A New member of the Chevrolet Corvette forum asked a straight forward question. “Will the 2018 model have flashing blind spot alerts of the side mirrors?” So far none of the Corvettes, including the 2017 Corvette Grand Sport shown here, has the blind spot alerts in the mirrors. It is a common amenity on most high-end vehicles, and even on many mid-range vehicles.
A senior member of the group, named Greg, responded with a comment from the 2018 Chevrolet Corvette Chief Engineer, Tadge Juechter. “Tadge answered: Many of the questions on this forum relate to trade-offs in the vehicle design process. Side Blind Zone is a perfect example.”
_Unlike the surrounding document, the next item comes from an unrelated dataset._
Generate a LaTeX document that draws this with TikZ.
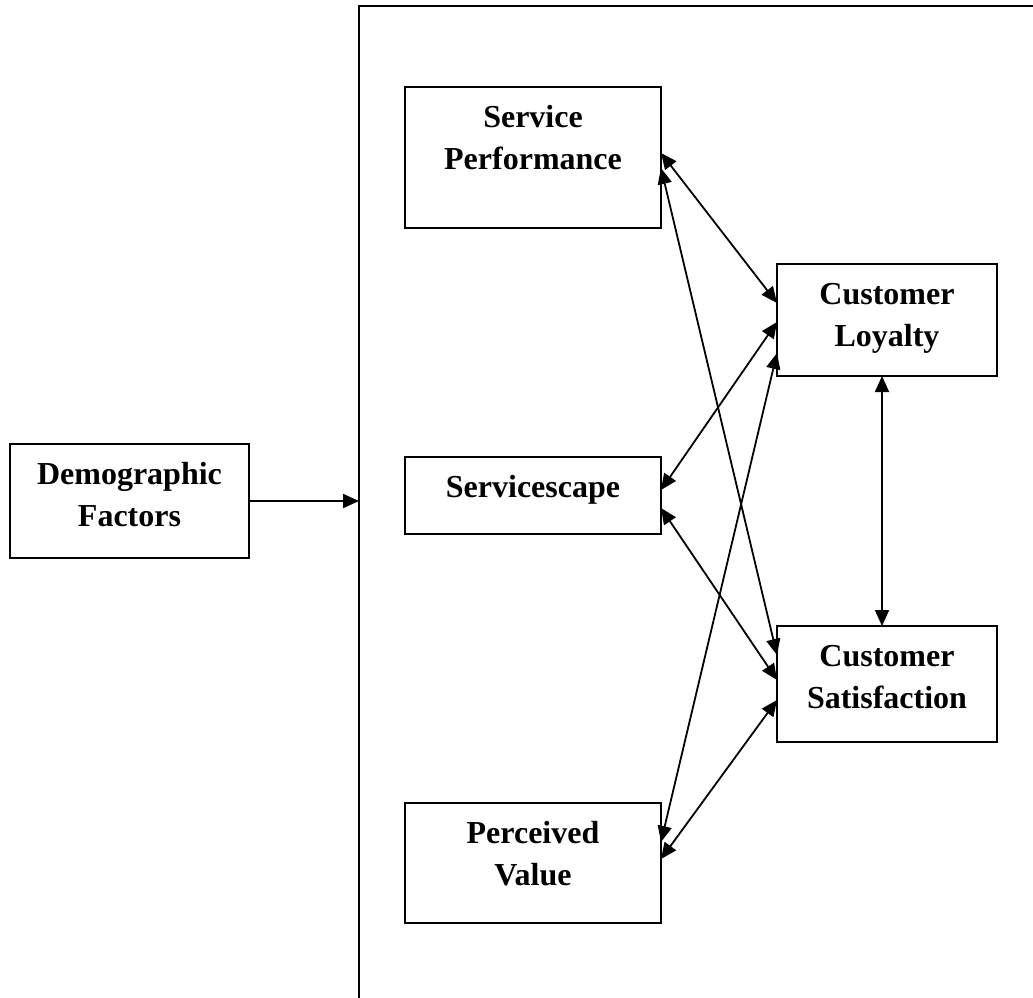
\documentclass[tikz,border=0pt]{standalone}
\usepackage{fontspec}
\setmainfont{Liberation Serif}
\usetikzlibrary{arrows.meta,positioning}

% box text set from the top, first baseline 40pt down
\newcommand{\boxlines}[3]{\parbox[c][#2][t]{#1}{\centering\rule{0pt}{40pt}#3}}

\begin{document}
\begin{tikzpicture}[
  x=1pt,y=-1pt,
  box/.style={draw,line width=2pt,inner sep=0pt,outer sep=0pt,font=\fontsize{32}{42}\selectfont\bfseries},
  link/.style={{Triangle[length=16pt,width=14pt]}-{Triangle[length=16pt,width=14pt]},line width=1.8pt},
  arrow/.style={-{Triangle[length=16pt,width=14pt]},line width=1.8pt}
]
\useasboundingbox (0,0) rectangle (1033,998);
% outer frame, runs off the page right and bottom
\node[draw,line width=2pt,outer sep=0pt,minimum width=700pt,minimum height=1010pt,anchor=north west] (model) at (359,6) {};

\node[box] (demo) at (129.5,501) {\boxlines{239pt}{114pt}{Demographic\\Factors}};
\node[box] (sp) at (533,157.5) {\boxlines{256pt}{141pt}{Service\\Performance}};
\node[box,below=229pt of sp] (serv) {\boxlines{256pt}{77pt}{Servicescape}};
\node[box,below=269pt of serv] (pv) {\boxlines{256pt}{120pt}{Perceived\\Value}};
\node[box] (loy) at (887,320) {\boxlines{220pt}{112pt}{Customer\\Loyalty}};
\node[box,below=250pt of loy] (sat) {\boxlines{220pt}{116pt}{Customer\\Satisfaction}};

\draw[arrow] (demo.east) -- (demo.east -| model.west);

\draw[link] ([yshift=4.5pt]sp.east) -- ([yshift=17pt]loy.west);
\draw[link] ([yshift=-10.5pt]sp.east) -- ([yshift=29pt]sat.west);
\draw[link] ([yshift=5.5pt]serv.east) -- ([yshift=-2pt]loy.west);
\draw[link] ([yshift=-12.5pt]serv.east) -- ([yshift=4pt]sat.west);
\draw[link] ([yshift=21pt]pv.east) -- ([yshift=-33pt]loy.west);
\draw[link] ([yshift=4pt]pv.east) -- ([yshift=-16pt]sat.west);
\draw[link] ([xshift=-5pt]loy.south) -- ([xshift=-5pt]sat.north);
\end{tikzpicture}
\end{document}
Tadge’s answer continues.“Generally speaking, we tend to err on the side of not having a lot of alerts that would interfere with the joy of driving. The SBZ feature was just emerging as a feasible customer feature as we were designing the 7th generation Corvette. We thought very carefully about including it in the program since we knew other vehicles were going to offer it. SBZ uses sensors located on the rear outboard corner of the car, just behind the fascia. That is precisely the location we needed to package our race-derived transmission and differential coolers. Having heat exchangers in the back corners interfered with both the physical space need for the sensors and disrupted their performance. In the end, we prioritized vehicle performance over a new feature that we were not sure would be a strong customer desire. We have gotten similar feedback from several customers asking the same question. SBZ does seem to be gaining good acceptance from customers so, although not feasible in the short term, we will strongly consider that customer desire in our future plans.”
Another forum member, nicknamed Running Hot, is skeptical. “Yea, but If it was a NHTSA mandate we would have found a place to put them. All BS they could have fitted them in when they designed a car from the ground up.”
Another driver, who goes by Patent, hopes to see the alerts in the future. “Thanks for posting this, I was really wondering about that. Makes sense. It would be a great feature to have on a car with blind spots like the C7 has. I'm sure future Corvettes will have it.”
A Florida driver suggests making better use of the mirrors, in the meantime. “Best adjust side-view mirrors properly and you won't have blind spots. Until I realized how to set the mirrors up, I could not see another car in the lane next to me just off my rear quarters. When adjust properly, interior rear-view shows all lanes behind your car. As a car in a lane to the left or right of you vanished from your rear-view, they picked up immediately in the side view. Right and left side views only show what is in the lane slightly behind and next to you. By the time the car starts to vanish in a side view mirror (and continue past you) your peripheral vision picks them up next to you.”
That is great advice. Most drivers' education classes, for teens and seniors, teach drivers to set their mirrors up, before doing any driving, to give maximum coverage.
Patent adds, “We have no choice now. Ultimately I think GM understands they will have to include this feature on future versions of a car with an MSRP north of $60K. They were aware of it 5 years ago as they developed this car, but Tadge's post above explains why they nixed it.”
It is amazing how quickly automakers have made the blind spot alerts available on vehicles across the board. It is surprising that a sports car like the 2018 Chevrolet Corvette won’t have it. It will end up on the Corvette, hopefully sooner rather than so much later.